Ambas as partes arguiram nulidades deste aresto - que a Relação, por acórdão de 6/12/12 (fls 341 e sgs) indeferiu na totalidade - depois, inconformadas, recorreram de revista, os autores defendendo a reposição da sentença da 1ª instância e a ré sustentando a total improcedência da causa e a sua consequente absolvição do pedido.

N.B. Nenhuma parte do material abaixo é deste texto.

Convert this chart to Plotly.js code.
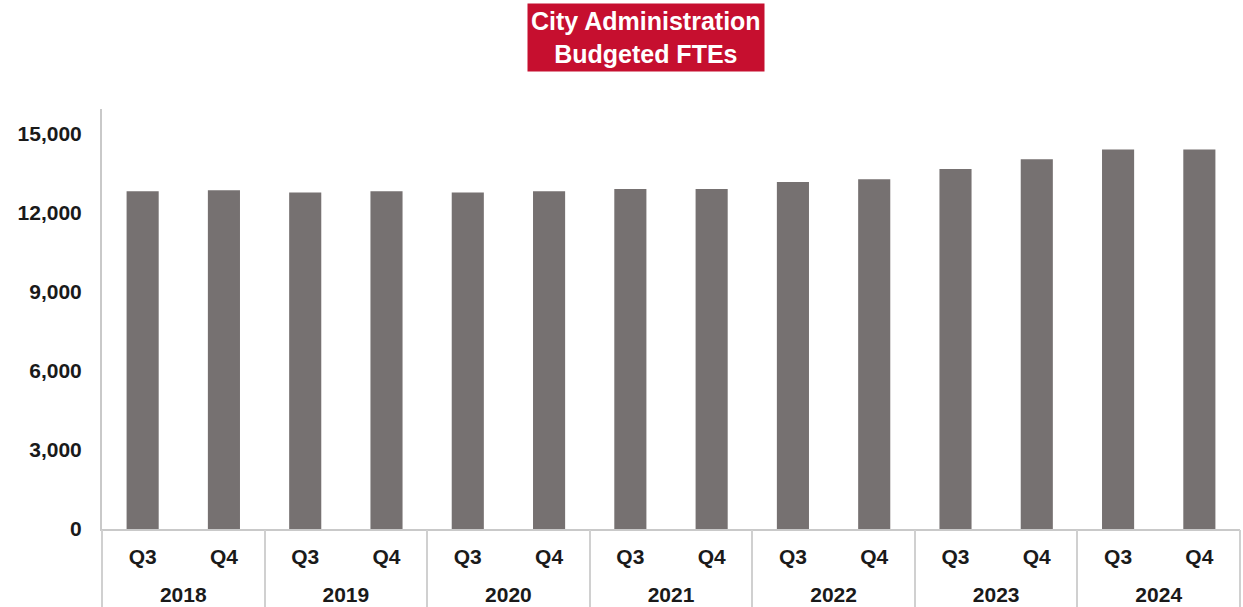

As extensas alegações e conclusões dos recursos suscitam, em resumo, as seguintes questões úteis:
Revista dos autores:
1ª) Ao concluir que as partes pretenderam com a cláusula 8ª afastar a execução específica do contrato a Relação errou, pois estabeleceu-se a cláusula penal para compensar os contraentes não faltosos dos danos causados pela mora no cumprimento e não pelo incumprimento definitivo, sendo certo que subsiste o interesse dos recorrentes na prestação e esta é possível;
2ª) A presunção do artº 830º, nº 2, CC foi ilidida por confissão da própria ré ao não contestar a acção para que foi regularmente citada;
Revista da ré:
1ª) Na parte em que confirmou a sentença o acórdão recorrido é nulo, nos termos do artº 668º, nº 1, e), CPC, por desconformidade entre o objecto do pedido e a condenação proferida;
2ª) O efeito da revelia fixado no artº 484º, nº 1, CPC, não se aplica no caso presente porque ocorre a hipótese prevista no artº 485º, c), do mesmo diploma – a vontade das partes é ineficaz para se obter o efeito jurídico que pela acção se pretende obter;
3ª) No caso dos autos o contrato promessa ajuizado é nulo, atento o disposto no artº 2028º, nº 2, CC, por configurar um contrato sucessório;
4ª) Mesmo que assim não se entenda, o contrato é nulo, nos termos do artº 281º CC, já que ao celebrarem um contrato promessa de alienação de um quinhão hereditário por morte da mãe de ambas, autora e ré estão a realizar um negócio cuja plena eficácia pressupõe a morte daquela, ao tempo ainda viva (a sua morte ocorreu cerca de sete anos depois);
5ª) Sem prescindir das duas conclusões anteriores, a execução específica não é possível no caso dos autos porque a isso se opõe a natureza da obrigação assumida (artº 830º, nº 1, CC);
6ª) Sendo nulo o contrato promessa – obrigação principal – nula é também a cláusula penal estipulada, atento o artº 810º, nº 2, CC;
7ª) Uma vez que as partes estipularam a cláusula penal somente para o caso de não cumprimento definitivo, excluindo a mora, deve aplicar-se o disposto no artº 811º, nº 1, CC, o que determina, no caso, a nulidade da pena;
8ª) No caso presente não existe sinal e, ainda que existisse, não se verifica o condicionalismo do artº 442º, nº 4, CC;
Cada uma das partes respondeu à revista da parte contrária, defendendo a sua improcedência.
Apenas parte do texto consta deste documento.